++++ COLLECTED DATA

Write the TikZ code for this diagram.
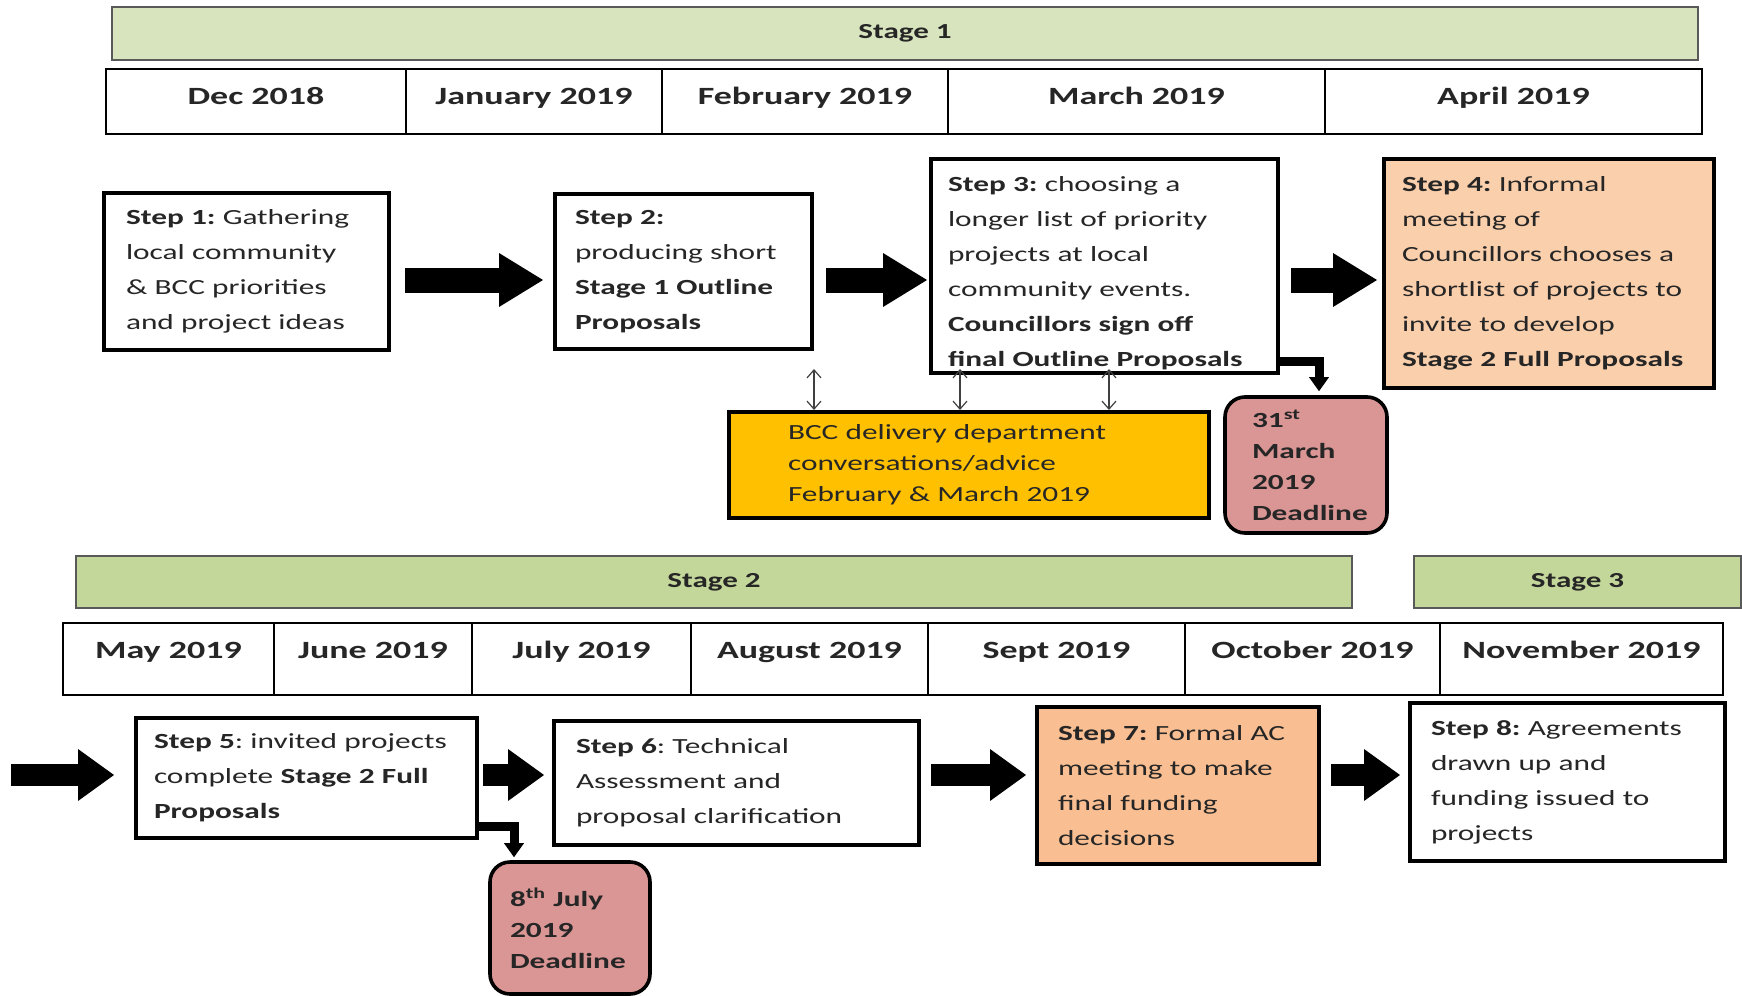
\documentclass[tikz,border=0pt]{standalone}
\usepackage{fontspec}
\setmainfont{Carlito}[FakeStretch=1.45]
\usepackage{tikz}
\usetikzlibrary{arrows.meta}
\definecolor{stagegreen}{RGB}{215,228,189}
\definecolor{stagegreentwo}{RGB}{196,215,155}
\definecolor{peach}{RGB}{250,207,172}
\definecolor{peachdark}{RGB}{249,191,146}
\definecolor{deadpink}{RGB}{218,150,148}
\definecolor{bccorange}{RGB}{255,192,0}
\hyphenpenalty=10000
\frenchspacing

\begin{document}
\begin{tikzpicture}[x=0.5pt,y=-0.5pt]
	\tikzstyle{stage}=[draw=black!65,line width=0.8pt,fill=stagegreen,font=\fontsize{10.7}{13}\selectfont\bfseries,text=black!85,minimum height=26.5pt,inner sep=0pt]
	\tikzstyle{month}=[draw=black,line width=1.4pt,font=\fontsize{12.4}{15}\selectfont\bfseries,text=black!85,text height=9pt,text depth=6.5pt,inner sep=0pt,minimum height=32.5pt]
	\tikzstyle{monthB}=[month,text depth=10pt,minimum height=36pt]
	\tikzstyle{stepbox}=[draw=black,line width=2pt,fill=white,align=left,font=\fontsize{10.8}{17.5}\selectfont,text=black!85,inner ysep=0pt]
	\tikzstyle{deadline}=[draw=black,line width=1.8pt,fill=deadpink,rounded corners=10pt,align=left,font=\fontsize{10.8}{15.5}\selectfont\bfseries,text=black!85,inner ysep=0pt]
	\tikzstyle{bigarrow}=[line width=12.5pt,-{Triangle[width=27pt,length=22pt,line width=0pt]}]
	\tikzstyle{bigarrowB}=[line width=11pt,-{Triangle[width=26pt,length=18pt,line width=0pt]}]
	\tikzstyle{bentarrow}=[line width=4.5pt,-{Triangle[width=10pt,length=7pt,line width=0pt]}]
	\tikzstyle{thinarrow}=[draw=black!75,line width=0.6pt,{Straight Barb[length=4pt,width=7pt]}-{Straight Barb[length=4pt,width=7pt]}]
	\useasboundingbox (0,0) rectangle (1742,996);

	\node[stage,minimum width=793pt](stA) at (905,33.5) {Stage 1};
	\node[month,minimum width=150pt](dec) at (256,101.5) {Dec 2018};
	\node[month,minimum width=128pt](jan) at (534,101.5) {January 2019};
	\node[month,minimum width=143pt](feb) at (805,101.5) {February 2019};
	\node[month,minimum width=188.5pt](mar) at (1136.5,101.5) {March 2019};
	\node[month,minimum width=188.5pt](apr) at (1513.5,101.5) {April 2019};

	\node[stepbox,text width=120.5pt,inner xsep=11pt,minimum height=78.5pt](s1) at (246.5,271.5) {\textbf{Step 1:} Gathering\\ local community\\ \& BCC priorities\\ and project ideas};
	\node[stepbox,text width=108.5pt,inner xsep=10pt,minimum height=77.5pt](s2) at (683.5,271.5) {\textbf{Step 2:}\\ producing short\\ \textbf{Stage 1 Outline}\\ \textbf{Proposals}};
	\node[stepbox,text width=156.5pt,inner xsep=8.5pt,minimum height=107pt,text height=15pt](s3) at (1104.5,266) {\textbf{Step 3:} choosing a\\ longer list of priority\\ projects at local\\ community events.\\ \textbf{Councillors sign off}\\ \textbf{final Outline Proposals}};
	\node[stepbox,fill=peach,text width=147pt,inner xsep=9pt,minimum height=114.5pt](s4) at (1549,273.5) {\textbf{Step 4:} Informal\\ meeting of\\ Councillors chooses a\\ shortlist of projects to\\ invite to develop\\ \textbf{Stage 2 Full Proposals}};
	\node[stepbox,fill=bccorange,font=\fontsize{10.8}{15.5}\selectfont,text width=181pt,inner xsep=29.5pt,minimum height=53pt](bcc) at (969,465) {BCC delivery department\\ conversations/advice\\ February \& March 2019};
	\node[deadline,text width=54pt,inner xsep=13.5pt,minimum height=68pt](d1) at (1306,465) {31\textsuperscript{st}\\ March\\ 2019\\ Deadline};

	\draw[bigarrow,shorten <=7pt,shorten >=5pt] ([yshift=-4.25pt]s1.east) -- ([yshift=-4.25pt]s1.east -| s2.west);
	\draw[bigarrow,shorten <=6pt,shorten >=1pt] ([yshift=-4.25pt]s2.east) -- ([yshift=-4.25pt]s2.east -| s3.west);
	\draw[bigarrow,shorten <=5.5pt,shorten >=2.5pt] ([yshift=-7pt]s3.east) -- ([yshift=-7pt]s3.east -| s4.west);
	\draw[bentarrow,shorten >=2pt] ([yshift=7pt]s3.south east) -| ([xshift=6.5pt]d1.north);
	\coordinate (t1) at ([yshift=-9pt]s2.south east);
	\coordinate (t2) at ([xshift=15.5pt,yshift=3pt]s3.south west);
	\coordinate (t3) at ([xshift=90pt,yshift=3pt]s3.south west);
	\draw[thinarrow] (t1) -- (t1 |- bcc.north);
	\draw[thinarrow] (t2) -- (t2 |- bcc.north);
	\draw[thinarrow] (t3) -- (t3 |- bcc.north);

	\node[stage,fill=stagegreentwo,minimum width=638pt,minimum height=26pt](stB) at (714,582) {Stage 2};
	\node[stage,fill=stagegreentwo,minimum width=163.5pt,minimum height=26pt](stC) at (1577.5,582) {Stage 3};
	\node[monthB,minimum width=105.5pt](may) at (168.5,659) {May 2019};
	\node[monthB,minimum width=99pt](jun) at (373,659) {June 2019};
	\node[monthB,minimum width=109.5pt](jul) at (581.5,659) {July 2019};
	\node[monthB,minimum width=118.5pt](aug) at (809.5,659) {August 2019};
	\node[monthB,minimum width=128.5pt](sep) at (1056.5,659) {Sept 2019};
	\node[monthB,minimum width=127.5pt](oct) at (1312.5,659) {October 2019};
	\node[monthB,minimum width=141.5pt](nov) at (1581.5,659) {November 2019};

	\node[stepbox,text width=152.5pt,inner xsep=9pt,minimum height=60pt](s5) at (306.5,778) {\textbf{Step 5}: invited projects\\ complete \textbf{Stage 2 Full}\\ \textbf{Proposals}};
	\node[stepbox,text width=160.5pt,inner xsep=11pt,minimum height=62pt](s6) at (736.5,783) {\textbf{Step 6}: Technical\\ Assessment and\\ proposal clarification};
	\node[stepbox,fill=peachdark,text width=120pt,inner xsep=10.5pt,minimum height=78.5pt](s7) at (1178,785.5) {\textbf{Step 7:} Formal AC\\ meeting to make\\ final funding\\ decisions};
	\node[stepbox,text width=136.5pt,inner xsep=10.5pt,minimum height=79pt](s8) at (1567.5,782) {\textbf{Step 8:} Agreements\\ drawn up and\\ funding issued to\\ projects};
	\node[deadline,text width=60pt,inner xsep=10pt,minimum height=66pt](d2) at (570,928) {8\textsuperscript{th} July\\ 2019\\ Deadline};

	\coordinate (in) at (11,775);
	\draw[bigarrowB,shorten >=10pt] (in) -- (in -| s5.west);
	\draw[bigarrowB,shorten <=2pt,shorten >=4pt] ([yshift=1.5pt]s5.east) -- ([yshift=1.5pt]s5.east -| s6.west);
	\draw[bigarrowB,shorten <=5pt,shorten >=4.5pt] ([yshift=4pt]s6.east) -- ([yshift=4pt]s6.east -| s7.west);
	\draw[bigarrowB,shorten <=5pt,shorten >=4pt] ([yshift=5.25pt]s7.east) -- ([yshift=5.25pt]s7.east -| s8.west);
	\draw[bentarrow,shorten >=1.5pt] ([yshift=7pt]s5.south east) -| ([xshift=-28pt]d2.north);
\end{tikzpicture}
\end{document}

++++++++

Your task is an exact transcription of all the data, minus the pictures.

Write the TikZ code for this diagram.
\documentclass[tikz,border=0pt]{standalone}
\usepackage{fontspec}
\setmainfont{Carlito}[FakeStretch=1.45]
\usepackage{tikz}
\usetikzlibrary{arrows.meta}
\definecolor{stagegreen}{RGB}{215,228,189}
\definecolor{stagegreentwo}{RGB}{196,215,155}
\definecolor{peach}{RGB}{250,207,172}
\definecolor{peachdark}{RGB}{249,191,146}
\definecolor{deadpink}{RGB}{218,150,148}
\definecolor{bccorange}{RGB}{255,192,0}
\hyphenpenalty=10000
\frenchspacing

\begin{document}
\begin{tikzpicture}[x=0.5pt,y=-0.5pt]
	\tikzstyle{stage}=[draw=black!65,line width=0.8pt,fill=stagegreen,font=\fontsize{10.7}{13}\selectfont\bfseries,text=black!85,minimum height=26.5pt,inner sep=0pt]
	\tikzstyle{month}=[draw=black,line width=1.4pt,font=\fontsize{12.4}{15}\selectfont\bfseries,text=black!85,text height=9pt,text depth=6.5pt,inner sep=0pt,minimum height=32.5pt]
	\tikzstyle{monthB}=[month,text depth=10pt,minimum height=36pt]
	\tikzstyle{stepbox}=[draw=black,line width=2pt,fill=white,align=left,font=\fontsize{10.8}{17.5}\selectfont,text=black!85,inner ysep=0pt]
	\tikzstyle{deadline}=[draw=black,line width=1.8pt,fill=deadpink,rounded corners=10pt,align=left,font=\fontsize{10.8}{15.5}\selectfont\bfseries,text=black!85,inner ysep=0pt]
	\tikzstyle{bigarrow}=[line width=12.5pt,-{Triangle[width=27pt,length=22pt,line width=0pt]}]
	\tikzstyle{bigarrowB}=[line width=11pt,-{Triangle[width=26pt,length=18pt,line width=0pt]}]
	\tikzstyle{bentarrow}=[line width=4.5pt,-{Triangle[width=10pt,length=7pt,line width=0pt]}]
	\tikzstyle{thinarrow}=[draw=black!75,line width=0.6pt,{Straight Barb[length=4pt,width=7pt]}-{Straight Barb[length=4pt,width=7pt]}]
	\useasboundingbox (0,0) rectangle (1742,996);

	\node[stage,minimum width=793pt](stA) at (905,33.5) {Stage 1};
	\node[month,minimum width=150pt](dec) at (256,101.5) {Dec 2018};
	\node[month,minimum width=128pt](jan) at (534,101.5) {January 2019};
	\node[month,minimum width=143pt](feb) at (805,101.5) {February 2019};
	\node[month,minimum width=188.5pt](mar) at (1136.5,101.5) {March 2019};
	\node[month,minimum width=188.5pt](apr) at (1513.5,101.5) {April 2019};

	\node[stepbox,text width=120.5pt,inner xsep=11pt,minimum height=78.5pt](s1) at (246.5,271.5) {\textbf{Step 1:} Gathering\\ local community\\ \& BCC priorities\\ and project ideas};
	\node[stepbox,text width=108.5pt,inner xsep=10pt,minimum height=77.5pt](s2) at (683.5,271.5) {\textbf{Step 2:}\\ producing short\\ \textbf{Stage 1 Outline}\\ \textbf{Proposals}};
	\node[stepbox,text width=156.5pt,inner xsep=8.5pt,minimum height=107pt,text height=15pt](s3) at (1104.5,266) {\textbf{Step 3:} choosing a\\ longer list of priority\\ projects at local\\ community events.\\ \textbf{Councillors sign off}\\ \textbf{final Outline Proposals}};
	\node[stepbox,fill=peach,text width=147pt,inner xsep=9pt,minimum height=114.5pt](s4) at (1549,273.5) {\textbf{Step 4:} Informal\\ meeting of\\ Councillors chooses a\\ shortlist of projects to\\ invite to develop\\ \textbf{Stage 2 Full Proposals}};
	\node[stepbox,fill=bccorange,font=\fontsize{10.8}{15.5}\selectfont,text width=181pt,inner xsep=29.5pt,minimum height=53pt](bcc) at (969,465) {BCC delivery department\\ conversations/advice\\ February \& March 2019};
	\node[deadline,text width=54pt,inner xsep=13.5pt,minimum height=68pt](d1) at (1306,465) {31\textsuperscript{st}\\ March\\ 2019\\ Deadline};

	\draw[bigarrow,shorten <=7pt,shorten >=5pt] ([yshift=-4.25pt]s1.east) -- ([yshift=-4.25pt]s1.east -| s2.west);
	\draw[bigarrow,shorten <=6pt,shorten >=1pt] ([yshift=-4.25pt]s2.east) -- ([yshift=-4.25pt]s2.east -| s3.west);
	\draw[bigarrow,shorten <=5.5pt,shorten >=2.5pt] ([yshift=-7pt]s3.east) -- ([yshift=-7pt]s3.east -| s4.west);
	\draw[bentarrow,shorten >=2pt] ([yshift=7pt]s3.south east) -| ([xshift=6.5pt]d1.north);
	\coordinate (t1) at ([yshift=-9pt]s2.south east);
	\coordinate (t2) at ([xshift=15.5pt,yshift=3pt]s3.south west);
	\coordinate (t3) at ([xshift=90pt,yshift=3pt]s3.south west);
	\draw[thinarrow] (t1) -- (t1 |- bcc.north);
	\draw[thinarrow] (t2) -- (t2 |- bcc.north);
	\draw[thinarrow] (t3) -- (t3 |- bcc.north);

	\node[stage,fill=stagegreentwo,minimum width=638pt,minimum height=26pt](stB) at (714,582) {Stage 2};
	\node[stage,fill=stagegreentwo,minimum width=163.5pt,minimum height=26pt](stC) at (1577.5,582) {Stage 3};
	\node[monthB,minimum width=105.5pt](may) at (168.5,659) {May 2019};
	\node[monthB,minimum width=99pt](jun) at (373,659) {June 2019};
	\node[monthB,minimum width=109.5pt](jul) at (581.5,659) {July 2019};
	\node[monthB,minimum width=118.5pt](aug) at (809.5,659) {August 2019};
	\node[monthB,minimum width=128.5pt](sep) at (1056.5,659) {Sept 2019};
	\node[monthB,minimum width=127.5pt](oct) at (1312.5,659) {October 2019};
	\node[monthB,minimum width=141.5pt](nov) at (1581.5,659) {November 2019};

	\node[stepbox,text width=152.5pt,inner xsep=9pt,minimum height=60pt](s5) at (306.5,778) {\textbf{Step 5}: invited projects\\ complete \textbf{Stage 2 Full}\\ \textbf{Proposals}};
	\node[stepbox,text width=160.5pt,inner xsep=11pt,minimum height=62pt](s6) at (736.5,783) {\textbf{Step 6}: Technical\\ Assessment and\\ proposal clarification};
	\node[stepbox,fill=peachdark,text width=120pt,inner xsep=10.5pt,minimum height=78.5pt](s7) at (1178,785.5) {\textbf{Step 7:} Formal AC\\ meeting to make\\ final funding\\ decisions};
	\node[stepbox,text width=136.5pt,inner xsep=10.5pt,minimum height=79pt](s8) at (1567.5,782) {\textbf{Step 8:} Agreements\\ drawn up and\\ funding issued to\\ projects};
	\node[deadline,text width=60pt,inner xsep=10pt,minimum height=66pt](d2) at (570,928) {8\textsuperscript{th} July\\ 2019\\ Deadline};

	\coordinate (in) at (11,775);
	\draw[bigarrowB,shorten >=10pt] (in) -- (in -| s5.west);
	\draw[bigarrowB,shorten <=2pt,shorten >=4pt] ([yshift=1.5pt]s5.east) -- ([yshift=1.5pt]s5.east -| s6.west);
	\draw[bigarrowB,shorten <=5pt,shorten >=4.5pt] ([yshift=4pt]s6.east) -- ([yshift=4pt]s6.east -| s7.west);
	\draw[bigarrowB,shorten <=5pt,shorten >=4pt] ([yshift=5.25pt]s7.east) -- ([yshift=5.25pt]s7.east -| s8.west);
	\draw[bentarrow,shorten >=1.5pt] ([yshift=7pt]s5.south east) -| ([xshift=-28pt]d2.north);
\end{tikzpicture}
\end{document}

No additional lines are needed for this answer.